Dataset section ::
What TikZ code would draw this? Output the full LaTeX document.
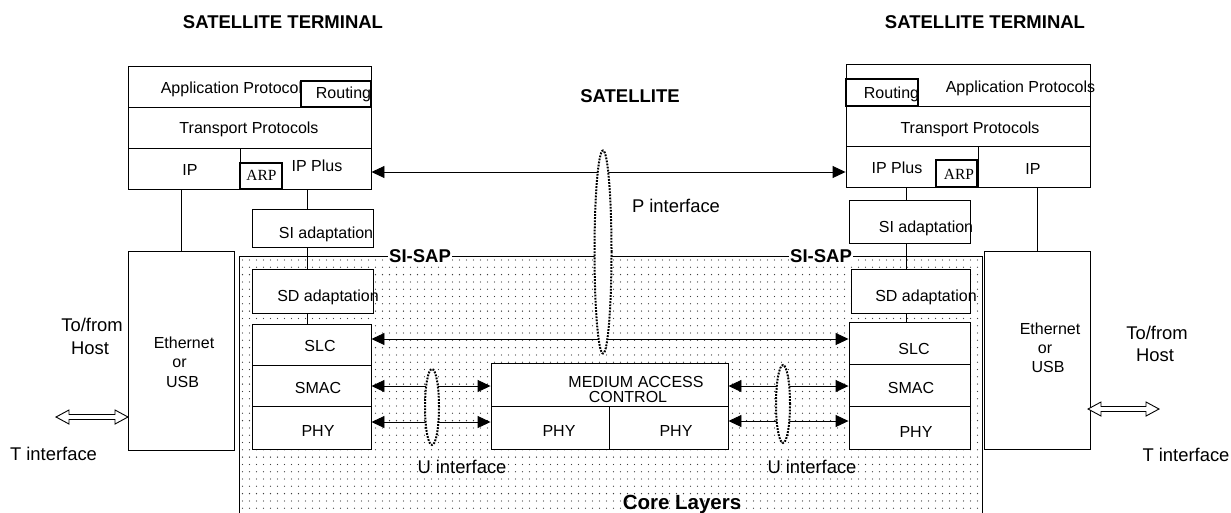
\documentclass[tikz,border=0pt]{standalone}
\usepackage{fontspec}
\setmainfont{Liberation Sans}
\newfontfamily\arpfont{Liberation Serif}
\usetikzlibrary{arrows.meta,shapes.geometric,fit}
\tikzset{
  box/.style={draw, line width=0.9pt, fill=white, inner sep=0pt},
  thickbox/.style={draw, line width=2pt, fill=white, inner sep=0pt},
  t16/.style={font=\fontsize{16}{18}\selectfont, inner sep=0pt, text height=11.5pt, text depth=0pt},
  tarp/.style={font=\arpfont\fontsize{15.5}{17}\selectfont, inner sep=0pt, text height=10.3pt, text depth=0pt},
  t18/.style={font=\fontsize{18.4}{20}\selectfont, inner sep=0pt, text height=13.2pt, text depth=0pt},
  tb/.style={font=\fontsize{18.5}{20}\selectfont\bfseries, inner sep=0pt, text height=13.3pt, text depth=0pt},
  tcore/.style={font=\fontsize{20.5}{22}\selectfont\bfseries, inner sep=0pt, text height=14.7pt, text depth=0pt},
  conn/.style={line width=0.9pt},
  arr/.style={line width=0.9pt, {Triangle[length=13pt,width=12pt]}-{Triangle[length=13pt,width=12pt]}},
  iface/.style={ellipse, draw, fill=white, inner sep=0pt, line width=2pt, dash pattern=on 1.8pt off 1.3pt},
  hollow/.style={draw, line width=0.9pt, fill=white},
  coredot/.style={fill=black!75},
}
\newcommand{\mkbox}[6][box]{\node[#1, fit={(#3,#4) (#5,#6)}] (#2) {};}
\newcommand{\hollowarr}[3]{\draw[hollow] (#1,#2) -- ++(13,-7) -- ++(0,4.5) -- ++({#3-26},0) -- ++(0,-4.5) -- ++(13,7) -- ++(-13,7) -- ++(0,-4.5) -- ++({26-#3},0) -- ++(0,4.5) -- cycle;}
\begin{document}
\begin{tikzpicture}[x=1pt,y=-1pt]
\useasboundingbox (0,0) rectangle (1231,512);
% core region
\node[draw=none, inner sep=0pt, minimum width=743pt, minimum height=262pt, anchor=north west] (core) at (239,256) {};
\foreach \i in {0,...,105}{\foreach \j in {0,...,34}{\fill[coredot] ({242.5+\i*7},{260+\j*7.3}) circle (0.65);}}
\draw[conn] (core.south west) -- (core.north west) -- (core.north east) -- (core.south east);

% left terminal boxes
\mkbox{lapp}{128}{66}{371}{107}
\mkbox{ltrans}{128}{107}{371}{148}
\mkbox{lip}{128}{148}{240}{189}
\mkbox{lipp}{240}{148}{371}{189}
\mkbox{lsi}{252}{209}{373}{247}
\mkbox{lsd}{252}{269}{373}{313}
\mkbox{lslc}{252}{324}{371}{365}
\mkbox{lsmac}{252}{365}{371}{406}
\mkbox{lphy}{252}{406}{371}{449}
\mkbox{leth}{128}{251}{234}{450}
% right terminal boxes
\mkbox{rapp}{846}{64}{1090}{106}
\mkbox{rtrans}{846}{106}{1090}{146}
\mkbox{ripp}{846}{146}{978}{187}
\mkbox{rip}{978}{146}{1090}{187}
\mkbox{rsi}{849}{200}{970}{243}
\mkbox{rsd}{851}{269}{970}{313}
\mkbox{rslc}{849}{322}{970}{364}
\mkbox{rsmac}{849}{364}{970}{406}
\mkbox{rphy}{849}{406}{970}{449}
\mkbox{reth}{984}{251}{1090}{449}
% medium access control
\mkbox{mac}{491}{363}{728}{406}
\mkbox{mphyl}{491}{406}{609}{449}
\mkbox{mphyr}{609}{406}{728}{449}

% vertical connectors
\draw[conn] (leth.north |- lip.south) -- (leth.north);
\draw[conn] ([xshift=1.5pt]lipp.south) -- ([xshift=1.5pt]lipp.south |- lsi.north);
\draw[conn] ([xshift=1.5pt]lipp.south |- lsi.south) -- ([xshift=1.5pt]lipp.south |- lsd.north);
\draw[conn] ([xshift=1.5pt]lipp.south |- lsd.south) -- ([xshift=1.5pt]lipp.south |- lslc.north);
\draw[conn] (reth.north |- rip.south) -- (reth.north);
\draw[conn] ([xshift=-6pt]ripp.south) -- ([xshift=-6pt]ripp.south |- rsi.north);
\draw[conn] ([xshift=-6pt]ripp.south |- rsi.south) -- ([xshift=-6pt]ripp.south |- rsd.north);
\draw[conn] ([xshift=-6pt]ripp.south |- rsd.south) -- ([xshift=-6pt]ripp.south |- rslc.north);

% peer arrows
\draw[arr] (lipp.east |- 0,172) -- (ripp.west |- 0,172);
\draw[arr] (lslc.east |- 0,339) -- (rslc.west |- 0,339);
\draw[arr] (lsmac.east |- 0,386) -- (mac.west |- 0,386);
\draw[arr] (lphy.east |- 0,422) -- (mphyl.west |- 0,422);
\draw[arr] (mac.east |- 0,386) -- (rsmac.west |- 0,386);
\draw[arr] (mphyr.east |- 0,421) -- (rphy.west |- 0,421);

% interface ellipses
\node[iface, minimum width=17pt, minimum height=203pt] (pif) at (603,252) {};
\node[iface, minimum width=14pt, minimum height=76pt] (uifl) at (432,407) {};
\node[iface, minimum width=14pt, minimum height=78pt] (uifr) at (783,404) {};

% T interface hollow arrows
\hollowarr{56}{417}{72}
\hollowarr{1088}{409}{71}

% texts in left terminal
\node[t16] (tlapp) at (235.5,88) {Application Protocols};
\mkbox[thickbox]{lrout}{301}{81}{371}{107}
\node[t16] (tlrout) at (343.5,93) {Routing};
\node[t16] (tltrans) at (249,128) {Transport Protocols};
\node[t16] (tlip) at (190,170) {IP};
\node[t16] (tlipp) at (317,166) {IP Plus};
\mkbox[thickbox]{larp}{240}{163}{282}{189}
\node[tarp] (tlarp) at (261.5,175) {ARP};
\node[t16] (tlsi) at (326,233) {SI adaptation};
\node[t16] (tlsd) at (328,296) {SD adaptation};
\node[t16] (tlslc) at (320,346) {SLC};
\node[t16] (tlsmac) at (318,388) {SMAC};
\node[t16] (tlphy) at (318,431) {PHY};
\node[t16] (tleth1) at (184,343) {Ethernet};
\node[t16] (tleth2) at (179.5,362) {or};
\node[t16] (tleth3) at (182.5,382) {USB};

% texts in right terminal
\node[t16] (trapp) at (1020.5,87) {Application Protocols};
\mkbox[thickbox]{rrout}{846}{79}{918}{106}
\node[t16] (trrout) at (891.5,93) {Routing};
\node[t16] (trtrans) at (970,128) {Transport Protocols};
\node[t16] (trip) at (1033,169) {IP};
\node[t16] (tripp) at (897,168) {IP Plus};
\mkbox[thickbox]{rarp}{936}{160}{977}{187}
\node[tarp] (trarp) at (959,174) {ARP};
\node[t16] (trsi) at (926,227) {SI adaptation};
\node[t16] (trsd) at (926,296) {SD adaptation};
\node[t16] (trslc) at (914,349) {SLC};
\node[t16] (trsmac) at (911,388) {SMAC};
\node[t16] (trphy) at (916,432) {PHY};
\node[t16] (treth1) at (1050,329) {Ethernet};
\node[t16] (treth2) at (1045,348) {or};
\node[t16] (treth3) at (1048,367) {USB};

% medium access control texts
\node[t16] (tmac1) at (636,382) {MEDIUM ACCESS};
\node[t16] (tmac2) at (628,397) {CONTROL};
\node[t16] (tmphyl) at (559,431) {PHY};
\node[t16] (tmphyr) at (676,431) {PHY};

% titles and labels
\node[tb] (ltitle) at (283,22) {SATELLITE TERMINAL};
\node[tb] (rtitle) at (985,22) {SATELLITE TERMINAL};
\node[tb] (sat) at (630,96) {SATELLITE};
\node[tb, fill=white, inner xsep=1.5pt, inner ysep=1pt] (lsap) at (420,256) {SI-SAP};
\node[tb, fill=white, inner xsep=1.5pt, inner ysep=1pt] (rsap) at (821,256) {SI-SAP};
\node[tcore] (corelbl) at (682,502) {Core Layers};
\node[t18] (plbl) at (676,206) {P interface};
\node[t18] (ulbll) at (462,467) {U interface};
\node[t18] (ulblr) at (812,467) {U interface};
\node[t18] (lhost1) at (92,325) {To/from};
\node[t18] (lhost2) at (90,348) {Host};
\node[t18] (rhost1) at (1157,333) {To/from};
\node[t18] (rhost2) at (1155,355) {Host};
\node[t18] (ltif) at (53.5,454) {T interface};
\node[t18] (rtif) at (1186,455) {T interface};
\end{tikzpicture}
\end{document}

Given instruction :: Write out the lines from the start of the material to the line with "-- (core.south east);", inclusive and exactly. Skip the pictures.

Solution for this problem ::
What TikZ code would draw this? Output the full LaTeX document.
\documentclass[tikz,border=0pt]{standalone}
\usepackage{fontspec}
\setmainfont{Liberation Sans}
\newfontfamily\arpfont{Liberation Serif}
\usetikzlibrary{arrows.meta,shapes.geometric,fit}
\tikzset{
  box/.style={draw, line width=0.9pt, fill=white, inner sep=0pt},
  thickbox/.style={draw, line width=2pt, fill=white, inner sep=0pt},
  t16/.style={font=\fontsize{16}{18}\selectfont, inner sep=0pt, text height=11.5pt, text depth=0pt},
  tarp/.style={font=\arpfont\fontsize{15.5}{17}\selectfont, inner sep=0pt, text height=10.3pt, text depth=0pt},
  t18/.style={font=\fontsize{18.4}{20}\selectfont, inner sep=0pt, text height=13.2pt, text depth=0pt},
  tb/.style={font=\fontsize{18.5}{20}\selectfont\bfseries, inner sep=0pt, text height=13.3pt, text depth=0pt},
  tcore/.style={font=\fontsize{20.5}{22}\selectfont\bfseries, inner sep=0pt, text height=14.7pt, text depth=0pt},
  conn/.style={line width=0.9pt},
  arr/.style={line width=0.9pt, {Triangle[length=13pt,width=12pt]}-{Triangle[length=13pt,width=12pt]}},
  iface/.style={ellipse, draw, fill=white, inner sep=0pt, line width=2pt, dash pattern=on 1.8pt off 1.3pt},
  hollow/.style={draw, line width=0.9pt, fill=white},
  coredot/.style={fill=black!75},
}
\newcommand{\mkbox}[6][box]{\node[#1, fit={(#3,#4) (#5,#6)}] (#2) {};}
\newcommand{\hollowarr}[3]{\draw[hollow] (#1,#2) -- ++(13,-7) -- ++(0,4.5) -- ++({#3-26},0) -- ++(0,-4.5) -- ++(13,7) -- ++(-13,7) -- ++(0,-4.5) -- ++({26-#3},0) -- ++(0,4.5) -- cycle;}
\begin{document}
\begin{tikzpicture}[x=1pt,y=-1pt]
\useasboundingbox (0,0) rectangle (1231,512);
% core region
\node[draw=none, inner sep=0pt, minimum width=743pt, minimum height=262pt, anchor=north west] (core) at (239,256) {};
\foreach \i in {0,...,105}{\foreach \j in {0,...,34}{\fill[coredot] ({242.5+\i*7},{260+\j*7.3}) circle (0.65);}}
\draw[conn] (core.south west) -- (core.north west) -- (core.north east) -- (core.south east);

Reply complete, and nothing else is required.